Bundesbildungsministerin Annette Schavan (CDU) ist seit dieser Woche nicht mehr Bundesbildungsministerin Prof. Dr. Annette Schavan (CDU), weil ihr die Heinrich-Heine-Universität zu Düsseldorf den Doktorgrad entzogen hat.* In der Dissertation von Frau Schavan seien “in bedeutendem Umfang nicht gekennzeichnete wörtliche Übernahmen fremder Texte zu finden”, begründete die Universität ihre Entscheidung.
Für Tilman Krause, Leitender Literaturredakteur bei der “Welt”, ist der Fall Schavan kein Einzelfall, sondern Symptom einer gesellschaftlichen Fehlentwicklung. Er schreibt:
Der Fall Schavan erinnert noch einmal an einen Umstand, der dem Vergessen anheimzufallen droht, aber zum Verständnis unserer Gegenwartsnöte unabdingbar ist: Der Ausverkauf von Bildung, der naive Glaube, jeder könne ein Intellektueller sein und der Aufstieg ins Bildungsbürgertum lasse sich in zwei, drei Jahren bewältigen – all diese törichten Illusionen sind auf sozialdemokratischem Mist gewachsen.
Krause fragt, was man von einer Frau halten solle, die, “aus einfachen Verhältnissen kommend, promovieren will um jeden Preis, hauptsächlich aber ohne vernünftig studiert zu haben” und die – “mit anderen Worten” – “Bildung missverstand wie Honecker den Sozialismus”.**
Nimmt man dazu noch die Tatsache, dass Annette Schavan ihre Fahrt ins akademische Glück im Fach Erziehungswissenschaften angestrebt hat und sich dafür an der Universität Düsseldorf immatrikulierte, dann hat man ein so lupenreines sozialdemokratisches Aufstiegsmuster beisammen, dass man schon fast wieder an der Daseinsberechtigung der CDU zweifeln möchte, wenn solche Lebensläufe sich jetzt dort finden statt in der SPD, wo sie hingehören.
Krause liefert dann eine “kleine Erinnerung an die universitäre Landschaft, wie sie sich im Jahr von Annette Schavans Dissertationsanstrengung, also 1980, darbot”. Erziehungswissenschaften seien damals in etwa das gewesen, was heute “Kulturmanagement” oder “Journalistik” seien: “ein Non-Fach, eine intellektuelle Simulation”.
Im Falle von Annette Schavan kam es aber laut Tilman Krause noch schlimmer:
Und nun Düsseldorf. Wer aus Nordrhein-Westfalen stammte und auf sich hielt, schickte seine Kinder doch nicht nach Düsseldorf! Bonn, Münster, Köln waren die renommierten Ausbildungsstätten, Bochum galt als interessante Reformuniversität, aber Düsseldorf, 1965 gegründet, stand nun wirklich für gar nichts – außer für den sozialdemokratischen Traum von der Hochschulreife für alle.

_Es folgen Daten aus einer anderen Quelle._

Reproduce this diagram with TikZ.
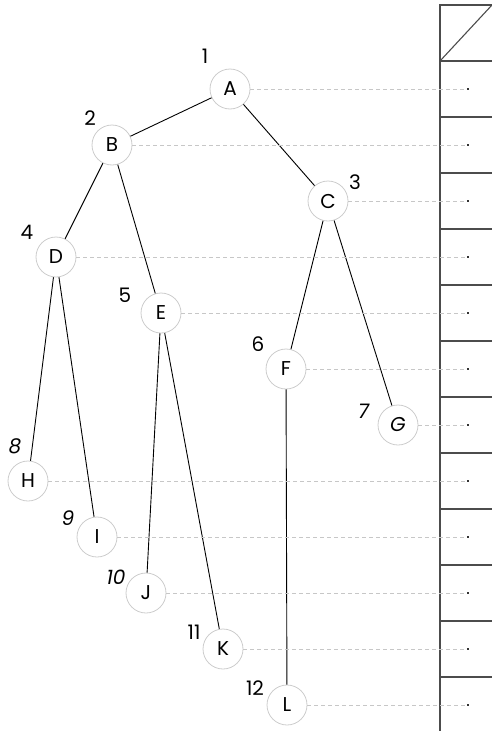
\documentclass[tikz,border=0pt]{standalone}
\usepackage{fontspec}
\setmainfont{Poppins}
\begin{document}
\begin{tikzpicture}[x=1pt,y=-1pt,
  tn/.style={circle,draw=black!20,line width=0.8pt,minimum size=40pt,inner sep=0pt,font=\fontsize{20}{24}\selectfont},
  lbl/.style={font=\fontsize{20}{24}\selectfont,inner sep=0pt},
  edge/.style={line width=0.9pt},
  guide/.style={draw=black!22,dashed,dash pattern=on 3.5pt off 3.5pt,line width=0.5pt},
  grid/.style={draw=black!70,line width=1.1pt},
  tick/.style={fill=black!80,inner sep=0pt,minimum size=1.2pt}
]
\useasboundingbox (0,0) rectangle (492,731);
% nodes
\node[tn] (A) at (230,89) {A};
\node[tn] (B) at (112,145) {B};
\node[tn] (C) at (328,201) {C};
\node[tn] (D) at (56,257) {D};
\node[tn] (E) at (161,313) {E};
\node[tn] (F) at (286,369) {F};
\node[tn] (G) at (398,425) {\textit{G}};
\node[tn] (H) at (28,481) {H};
\node[tn] (I) at (97,537) {I};
\node[tn] (J) at (146,593) {J};
\node[tn] (K) at (223,649) {K};
\node[tn] (L) at (287,705) {L};
% labels
\node[lbl] (l1) at (205,56) {1};
\node[lbl] (l2) at (90,118) {2};
\node[lbl] (l3) at (355,182) {3};
\node[lbl] (l4) at (27,232) {4};
\node[lbl] (l5) at (125,295) {5};
\node[lbl] (l6) at (258,344) {6};
\node[lbl] (l7) at (364,411) {\textit{7}};
\node[lbl] (l8) at (15,446) {\textit{8}};
\node[lbl] (l9) at (68,518) {\textit{9}};
\node[lbl] (l10) at (116,577) {\textit{10}};
\node[lbl] (l11) at (194,632) {11};
\node[lbl] (l12) at (255,688) {12};
% edges
\draw[edge] (A) -- (B);
\draw[edge] (A) -- (C);
\draw[edge] (B) -- (D);
\draw[edge] (B) -- (E);
\draw[edge] (C) -- (F);
\draw[edge] (C) -- (G);
\draw[edge] (D) -- (H);
\draw[edge] (D) -- (I);
\draw[edge] (E) -- (J);
\draw[edge] (E) -- (K);
\draw[edge] (F) -- (L);
% right column
\coordinate (ct) at (440,5);
\coordinate (cb) at (440,731);
\coordinate (tr) at (492,5);
\draw[grid] (cb) -- (ct) -- (tr);
\draw[grid] (440,61) -- (492,5);
\foreach \i in {0,...,11} {
  \draw[grid] (440,61+56*\i) -- (492,61+56*\i);
}
% guides
\foreach \n/\y in {A/89,B/145,C/201,D/257,E/313,F/369,G/425,H/481,I/537,J/593,K/649,L/705} {
  \coordinate (e\n) at (468,\y);
  \draw[guide] (\n.east) -- (e\n);
  \node[tick] at (e\n) {};
}
\end{tikzpicture}
\end{document}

Die Uni Düsseldorf ist für Krause also quasi der betongewordene “sozialdemokratischen Traum von der Hochschulreife für alle”.
Und tatsächlich hatte die Landesregierung NRW 1965 die Umwandlung der bisherigen Medizinischen Akademie in eine “Universität Düsseldorf” beschlossen.
Der “Spiegel” schrieb damals:
Nordrhein-Westfalen, den anderen Bundesländern bislang nur in den Einnahmen und Einwohnern weit voraus, entwickelt sich nun zum hochschulreichsten Land der Bundesrepublik. Treibende Kraft ist Kultusminister Professor Paul Mikat, Geburtshelfer von fünf Universitäten (Bochum, Dortmund, Ostwestfalen, Aachen, Düsseldorf).
Paul Mikat war Mitglied der CDU. So, wie überhaupt die ganze Landesregierung unter Ministerpräsident Franz Meyers (CDU) damals aus CDU und FDP bestand.
Mit Dank an Ralf B.
**) Nachtrag/Hinweis, 9. Februar: In der Onlineversion steht nun “die mit anderen Worten Bildung missverstand wie Ulbricht den Sozialismus”. Zuvor hatte dort – wie in der Printversion – “Honecker” gestanden. Die Universität Düsseldorf steht aber immer noch für den “sozialdemokratischen Traum”.